Start of Input rows

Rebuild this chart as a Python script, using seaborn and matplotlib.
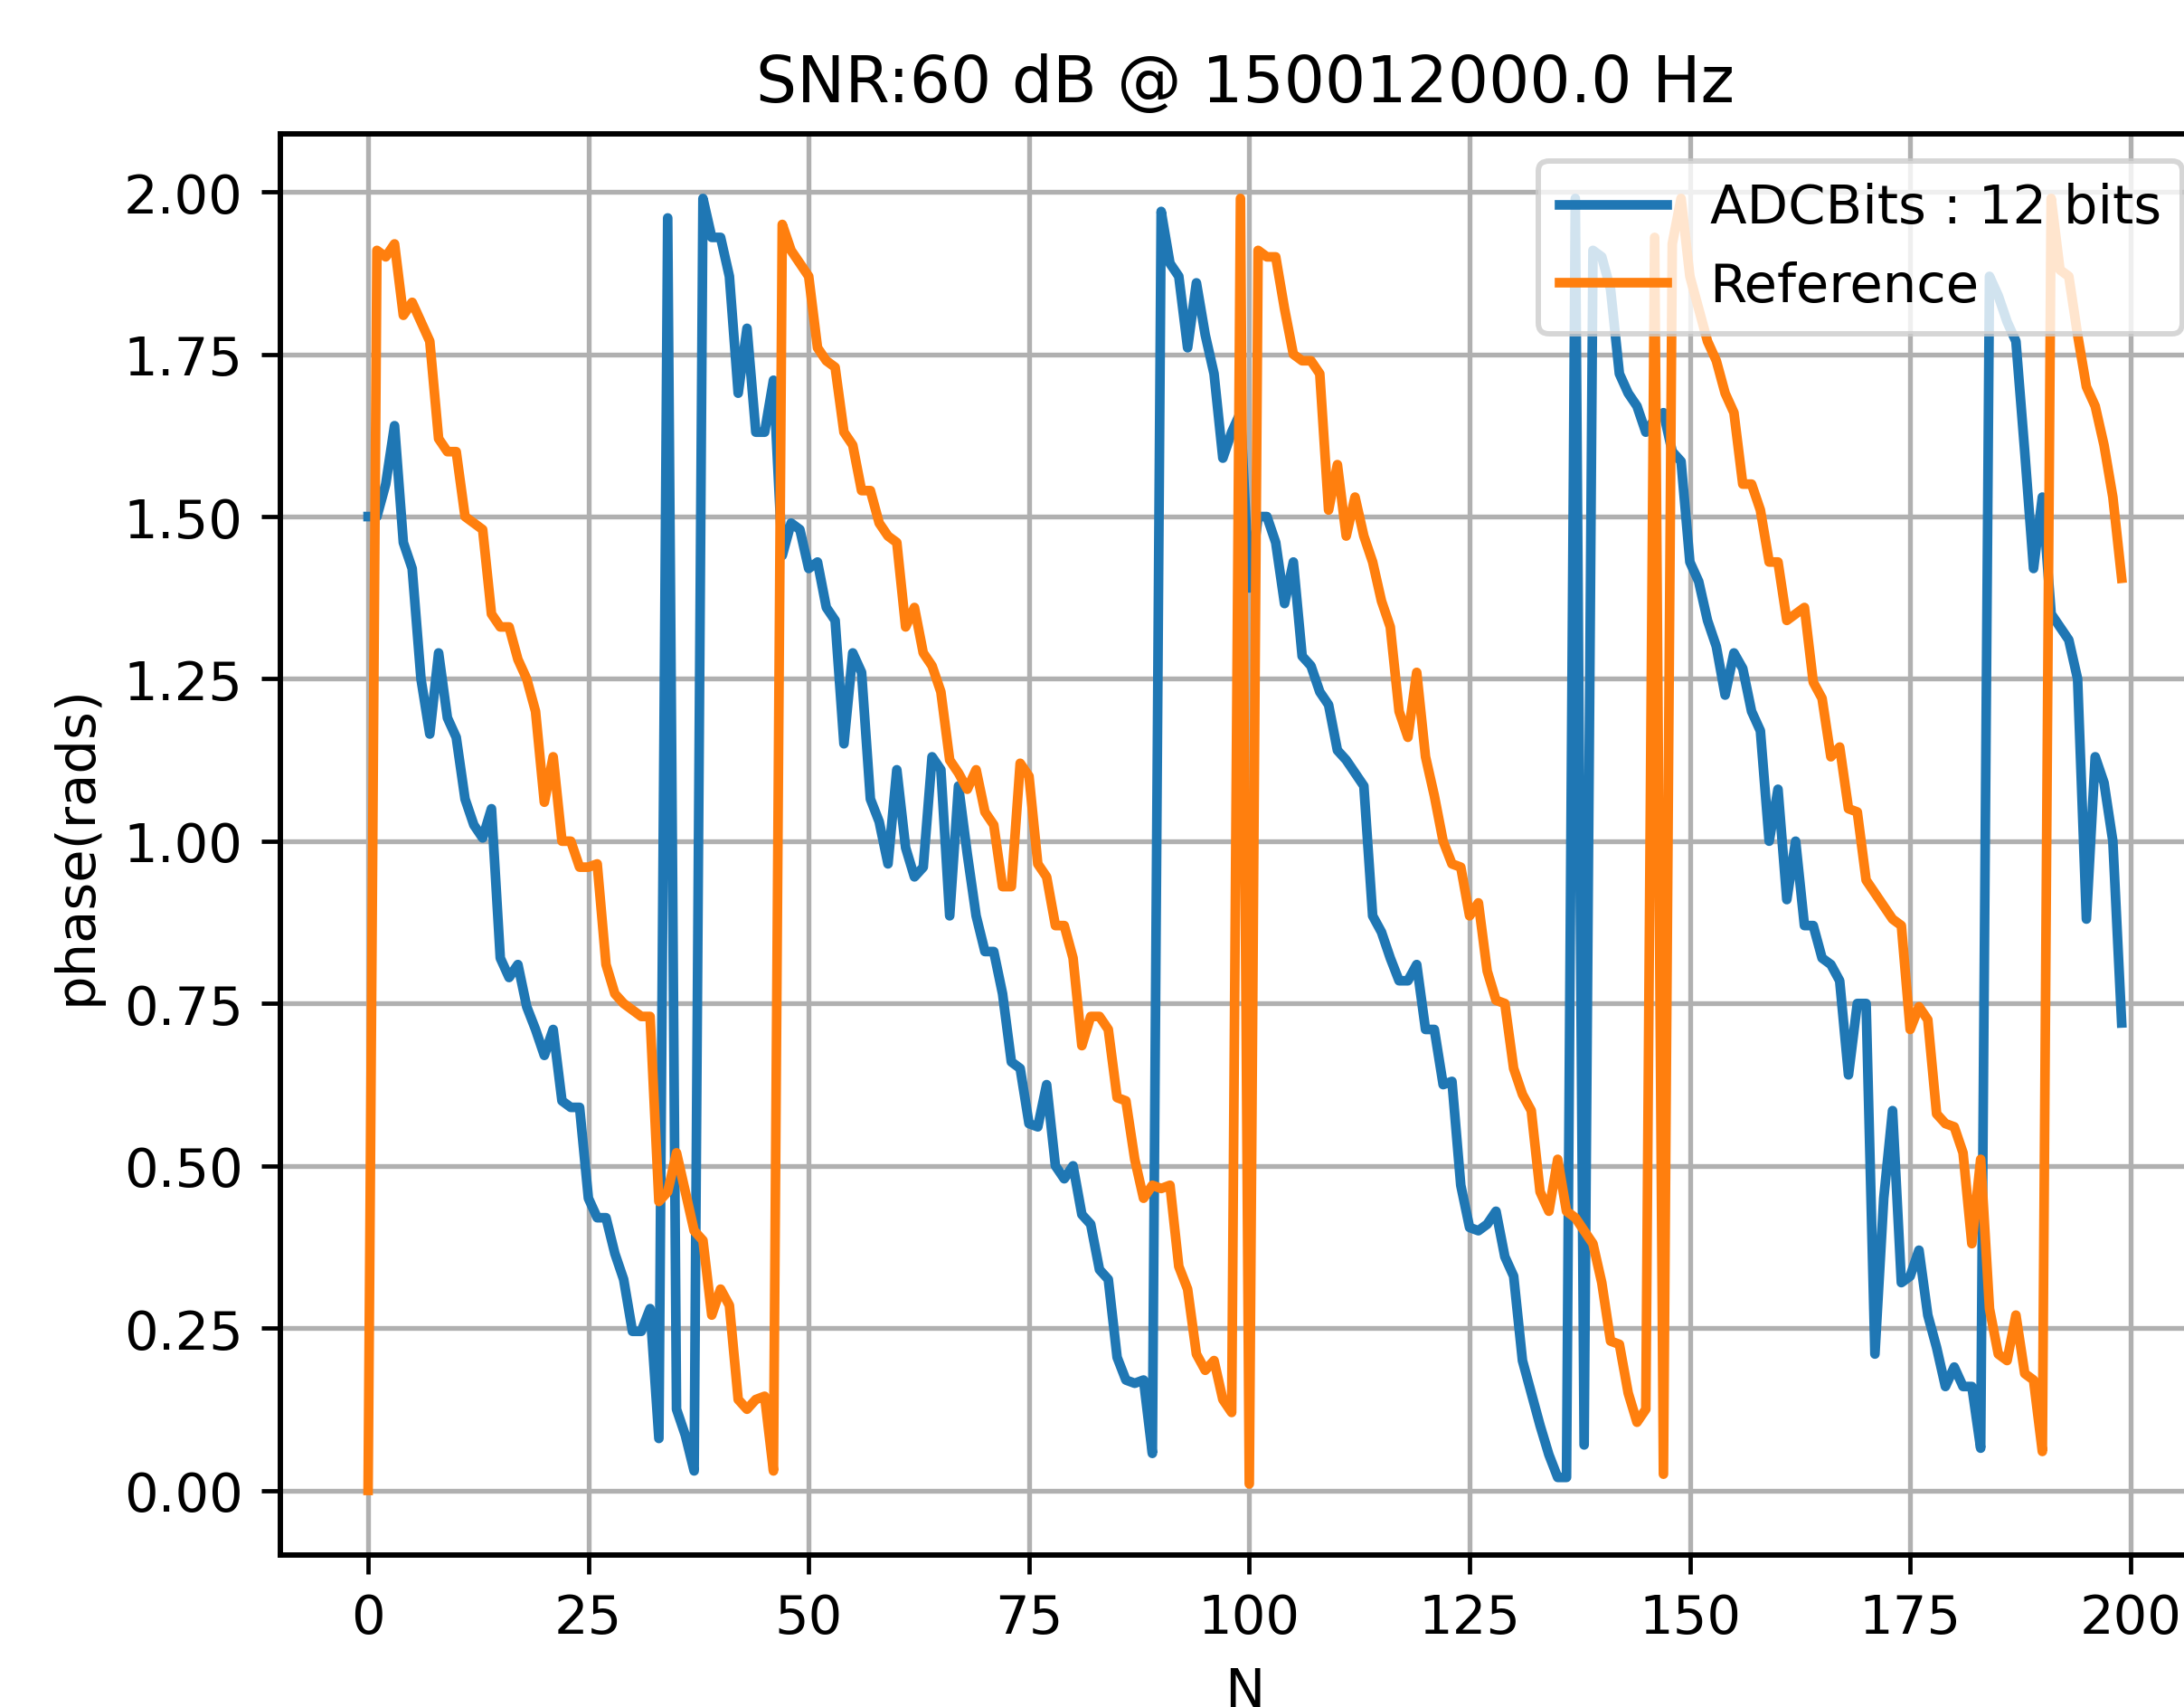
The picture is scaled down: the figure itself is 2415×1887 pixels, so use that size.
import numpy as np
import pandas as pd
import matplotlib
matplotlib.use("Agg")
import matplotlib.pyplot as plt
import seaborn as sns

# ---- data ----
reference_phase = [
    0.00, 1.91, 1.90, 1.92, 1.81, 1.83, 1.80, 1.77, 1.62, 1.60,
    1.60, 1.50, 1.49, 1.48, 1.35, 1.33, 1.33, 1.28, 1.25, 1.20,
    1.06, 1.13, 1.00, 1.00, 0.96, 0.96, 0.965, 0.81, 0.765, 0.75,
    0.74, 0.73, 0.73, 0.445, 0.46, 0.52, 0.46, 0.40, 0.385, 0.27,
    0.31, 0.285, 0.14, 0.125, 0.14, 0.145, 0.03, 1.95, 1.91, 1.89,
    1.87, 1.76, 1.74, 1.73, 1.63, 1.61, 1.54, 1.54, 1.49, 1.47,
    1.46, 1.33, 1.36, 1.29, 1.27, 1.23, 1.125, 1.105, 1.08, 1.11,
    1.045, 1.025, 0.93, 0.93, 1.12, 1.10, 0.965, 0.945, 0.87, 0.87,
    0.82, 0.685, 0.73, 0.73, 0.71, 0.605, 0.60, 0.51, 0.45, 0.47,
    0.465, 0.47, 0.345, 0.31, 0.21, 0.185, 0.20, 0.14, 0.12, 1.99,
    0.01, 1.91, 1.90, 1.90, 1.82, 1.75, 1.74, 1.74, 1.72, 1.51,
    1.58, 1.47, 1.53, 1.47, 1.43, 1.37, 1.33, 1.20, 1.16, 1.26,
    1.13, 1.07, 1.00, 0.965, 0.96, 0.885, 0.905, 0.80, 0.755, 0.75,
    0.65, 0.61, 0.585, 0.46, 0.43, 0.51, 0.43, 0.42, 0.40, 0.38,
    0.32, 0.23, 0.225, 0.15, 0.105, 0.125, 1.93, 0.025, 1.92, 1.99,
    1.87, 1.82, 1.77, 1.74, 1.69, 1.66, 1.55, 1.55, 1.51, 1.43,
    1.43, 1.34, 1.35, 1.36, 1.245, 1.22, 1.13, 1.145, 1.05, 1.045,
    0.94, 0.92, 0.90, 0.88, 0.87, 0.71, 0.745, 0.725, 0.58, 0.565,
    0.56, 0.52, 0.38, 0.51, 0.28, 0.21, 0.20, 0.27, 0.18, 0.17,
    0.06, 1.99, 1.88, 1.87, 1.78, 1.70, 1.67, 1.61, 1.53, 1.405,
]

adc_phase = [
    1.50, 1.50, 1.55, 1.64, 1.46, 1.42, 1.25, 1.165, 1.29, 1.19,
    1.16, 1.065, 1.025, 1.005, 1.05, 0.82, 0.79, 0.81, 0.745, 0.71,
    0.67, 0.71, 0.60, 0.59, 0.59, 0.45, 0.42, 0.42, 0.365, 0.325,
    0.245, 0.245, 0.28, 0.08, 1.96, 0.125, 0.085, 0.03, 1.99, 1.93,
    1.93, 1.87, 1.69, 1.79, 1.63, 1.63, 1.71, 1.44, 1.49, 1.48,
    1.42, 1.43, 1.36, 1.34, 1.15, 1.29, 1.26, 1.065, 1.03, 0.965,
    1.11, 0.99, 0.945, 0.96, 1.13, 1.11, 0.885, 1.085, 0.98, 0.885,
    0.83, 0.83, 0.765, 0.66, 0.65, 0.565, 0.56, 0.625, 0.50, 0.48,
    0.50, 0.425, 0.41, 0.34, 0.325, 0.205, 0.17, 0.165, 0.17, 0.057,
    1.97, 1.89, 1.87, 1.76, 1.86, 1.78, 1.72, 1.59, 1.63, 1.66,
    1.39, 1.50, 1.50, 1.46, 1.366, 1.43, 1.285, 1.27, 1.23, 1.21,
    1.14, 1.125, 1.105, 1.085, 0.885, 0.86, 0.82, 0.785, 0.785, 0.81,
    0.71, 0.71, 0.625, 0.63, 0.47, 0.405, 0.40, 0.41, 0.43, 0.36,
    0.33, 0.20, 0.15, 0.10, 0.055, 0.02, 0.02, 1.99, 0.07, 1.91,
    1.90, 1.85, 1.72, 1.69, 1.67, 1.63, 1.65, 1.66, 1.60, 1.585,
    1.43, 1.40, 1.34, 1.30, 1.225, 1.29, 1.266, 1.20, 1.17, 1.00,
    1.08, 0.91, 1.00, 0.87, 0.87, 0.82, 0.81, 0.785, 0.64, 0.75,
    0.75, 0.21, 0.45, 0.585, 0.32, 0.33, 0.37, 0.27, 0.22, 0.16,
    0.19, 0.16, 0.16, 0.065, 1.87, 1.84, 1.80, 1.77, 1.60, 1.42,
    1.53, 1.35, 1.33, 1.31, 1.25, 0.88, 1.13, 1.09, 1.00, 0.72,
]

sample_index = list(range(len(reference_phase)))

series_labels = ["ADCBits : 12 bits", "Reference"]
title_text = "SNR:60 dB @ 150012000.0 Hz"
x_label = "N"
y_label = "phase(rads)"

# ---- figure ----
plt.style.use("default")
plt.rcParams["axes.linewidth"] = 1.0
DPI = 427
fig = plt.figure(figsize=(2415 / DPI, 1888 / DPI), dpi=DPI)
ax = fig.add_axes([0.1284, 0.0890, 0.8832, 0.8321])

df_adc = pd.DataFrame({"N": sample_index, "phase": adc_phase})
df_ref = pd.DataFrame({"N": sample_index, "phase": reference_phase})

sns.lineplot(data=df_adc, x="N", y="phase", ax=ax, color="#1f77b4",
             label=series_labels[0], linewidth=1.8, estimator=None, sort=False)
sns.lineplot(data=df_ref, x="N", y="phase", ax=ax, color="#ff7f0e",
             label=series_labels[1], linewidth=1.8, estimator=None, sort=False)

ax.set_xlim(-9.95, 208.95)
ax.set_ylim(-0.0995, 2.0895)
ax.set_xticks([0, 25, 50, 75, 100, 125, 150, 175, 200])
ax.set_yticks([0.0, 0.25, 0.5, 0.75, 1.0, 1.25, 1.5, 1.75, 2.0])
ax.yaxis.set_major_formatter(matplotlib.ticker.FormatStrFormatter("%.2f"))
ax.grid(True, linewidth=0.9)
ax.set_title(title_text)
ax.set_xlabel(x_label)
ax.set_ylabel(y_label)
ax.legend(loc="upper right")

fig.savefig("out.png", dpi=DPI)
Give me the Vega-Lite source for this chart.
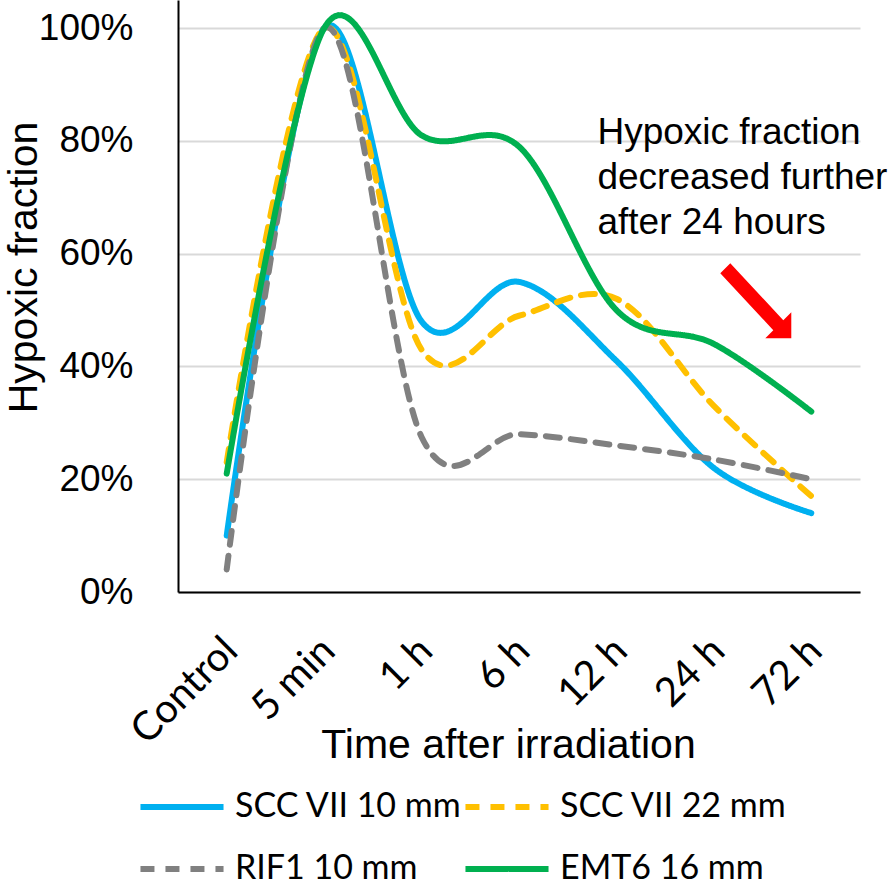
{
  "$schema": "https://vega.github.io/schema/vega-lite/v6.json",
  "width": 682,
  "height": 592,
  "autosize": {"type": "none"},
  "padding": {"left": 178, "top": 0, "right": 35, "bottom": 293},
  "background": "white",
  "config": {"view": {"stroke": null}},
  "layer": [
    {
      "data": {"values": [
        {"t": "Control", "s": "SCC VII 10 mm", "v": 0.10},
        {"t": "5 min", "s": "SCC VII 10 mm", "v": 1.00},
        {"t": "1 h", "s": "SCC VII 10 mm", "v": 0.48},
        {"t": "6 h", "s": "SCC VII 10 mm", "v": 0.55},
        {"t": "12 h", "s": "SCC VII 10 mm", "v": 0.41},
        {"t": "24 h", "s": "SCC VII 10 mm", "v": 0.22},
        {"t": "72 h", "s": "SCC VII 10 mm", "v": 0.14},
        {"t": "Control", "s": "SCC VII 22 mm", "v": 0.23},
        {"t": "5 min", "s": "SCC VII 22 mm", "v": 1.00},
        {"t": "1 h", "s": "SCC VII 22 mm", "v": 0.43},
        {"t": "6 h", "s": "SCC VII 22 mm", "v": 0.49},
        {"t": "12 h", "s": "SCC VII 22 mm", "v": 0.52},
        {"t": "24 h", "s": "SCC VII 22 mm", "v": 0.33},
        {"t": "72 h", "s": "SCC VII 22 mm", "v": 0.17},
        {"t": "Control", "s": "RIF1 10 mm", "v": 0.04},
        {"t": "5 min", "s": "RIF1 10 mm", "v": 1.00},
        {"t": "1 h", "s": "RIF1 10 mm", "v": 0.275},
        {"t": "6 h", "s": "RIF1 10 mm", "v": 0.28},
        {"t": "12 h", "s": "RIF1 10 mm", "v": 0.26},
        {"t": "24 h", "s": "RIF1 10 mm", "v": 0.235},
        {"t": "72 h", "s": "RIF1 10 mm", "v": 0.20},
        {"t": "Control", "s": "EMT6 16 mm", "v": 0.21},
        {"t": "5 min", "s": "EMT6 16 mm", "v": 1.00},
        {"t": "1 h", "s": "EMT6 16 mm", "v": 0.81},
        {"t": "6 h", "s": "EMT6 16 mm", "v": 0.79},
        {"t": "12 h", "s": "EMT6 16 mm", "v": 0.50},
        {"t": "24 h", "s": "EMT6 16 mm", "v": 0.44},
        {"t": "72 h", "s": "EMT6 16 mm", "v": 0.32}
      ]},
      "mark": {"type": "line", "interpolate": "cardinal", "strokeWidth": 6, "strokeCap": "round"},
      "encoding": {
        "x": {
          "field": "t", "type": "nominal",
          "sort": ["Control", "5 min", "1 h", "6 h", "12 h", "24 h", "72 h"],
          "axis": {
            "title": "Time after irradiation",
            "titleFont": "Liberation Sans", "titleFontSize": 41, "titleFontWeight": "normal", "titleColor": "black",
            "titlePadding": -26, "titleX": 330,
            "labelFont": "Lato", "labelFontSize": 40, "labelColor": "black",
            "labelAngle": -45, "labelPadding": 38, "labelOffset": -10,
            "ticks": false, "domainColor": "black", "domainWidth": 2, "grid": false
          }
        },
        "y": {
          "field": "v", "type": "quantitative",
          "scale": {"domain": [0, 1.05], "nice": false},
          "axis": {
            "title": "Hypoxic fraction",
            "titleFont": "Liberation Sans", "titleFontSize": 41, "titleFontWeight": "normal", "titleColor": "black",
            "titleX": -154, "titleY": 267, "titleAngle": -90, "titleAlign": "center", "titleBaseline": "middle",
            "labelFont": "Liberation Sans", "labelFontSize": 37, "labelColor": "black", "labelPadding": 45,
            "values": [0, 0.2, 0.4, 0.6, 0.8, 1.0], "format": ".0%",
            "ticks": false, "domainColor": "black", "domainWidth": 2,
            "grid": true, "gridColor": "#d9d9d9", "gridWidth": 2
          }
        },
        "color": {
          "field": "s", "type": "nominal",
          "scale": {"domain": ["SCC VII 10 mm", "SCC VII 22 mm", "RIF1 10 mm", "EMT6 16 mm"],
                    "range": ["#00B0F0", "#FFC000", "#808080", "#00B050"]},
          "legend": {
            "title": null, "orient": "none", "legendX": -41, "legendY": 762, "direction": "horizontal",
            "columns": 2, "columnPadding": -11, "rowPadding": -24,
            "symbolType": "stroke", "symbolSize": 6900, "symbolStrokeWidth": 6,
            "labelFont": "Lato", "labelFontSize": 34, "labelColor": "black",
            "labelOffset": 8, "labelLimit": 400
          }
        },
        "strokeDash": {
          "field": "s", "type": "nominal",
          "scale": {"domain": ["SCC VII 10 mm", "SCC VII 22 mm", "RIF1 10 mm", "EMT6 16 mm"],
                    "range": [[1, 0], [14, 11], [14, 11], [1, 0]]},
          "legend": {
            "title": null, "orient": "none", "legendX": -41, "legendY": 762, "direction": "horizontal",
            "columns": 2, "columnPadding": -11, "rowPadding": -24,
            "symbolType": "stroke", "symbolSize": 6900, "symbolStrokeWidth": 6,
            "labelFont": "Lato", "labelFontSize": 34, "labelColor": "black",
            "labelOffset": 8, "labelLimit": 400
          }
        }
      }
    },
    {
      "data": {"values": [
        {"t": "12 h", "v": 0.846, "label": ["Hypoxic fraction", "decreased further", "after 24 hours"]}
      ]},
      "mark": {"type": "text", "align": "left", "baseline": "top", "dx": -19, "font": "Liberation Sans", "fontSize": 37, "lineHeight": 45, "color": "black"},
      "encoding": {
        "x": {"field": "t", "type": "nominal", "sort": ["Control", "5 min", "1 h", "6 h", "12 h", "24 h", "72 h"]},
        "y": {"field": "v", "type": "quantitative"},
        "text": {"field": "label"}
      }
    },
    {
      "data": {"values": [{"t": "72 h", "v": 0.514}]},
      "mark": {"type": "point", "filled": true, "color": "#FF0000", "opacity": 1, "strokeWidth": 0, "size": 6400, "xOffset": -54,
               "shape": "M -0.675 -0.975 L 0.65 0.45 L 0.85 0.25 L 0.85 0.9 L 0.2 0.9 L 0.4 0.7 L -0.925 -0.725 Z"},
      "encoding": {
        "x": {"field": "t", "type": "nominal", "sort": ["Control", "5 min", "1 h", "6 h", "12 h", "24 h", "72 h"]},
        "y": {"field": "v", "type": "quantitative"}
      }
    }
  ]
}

End of Input rows

* **Set exercise**
Each line from the one holding "The picture is" to the one holding "import seaborn as sns", those two included, is to be transcribed exactly, and no other line.

* **Result of the exercise**
The picture is scaled down: the figure itself is 2415×1887 pixels, so use that size.
import numpy as np
import pandas as pd
import matplotlib
matplotlib.use("Agg")
import matplotlib.pyplot as plt
import seaborn as sns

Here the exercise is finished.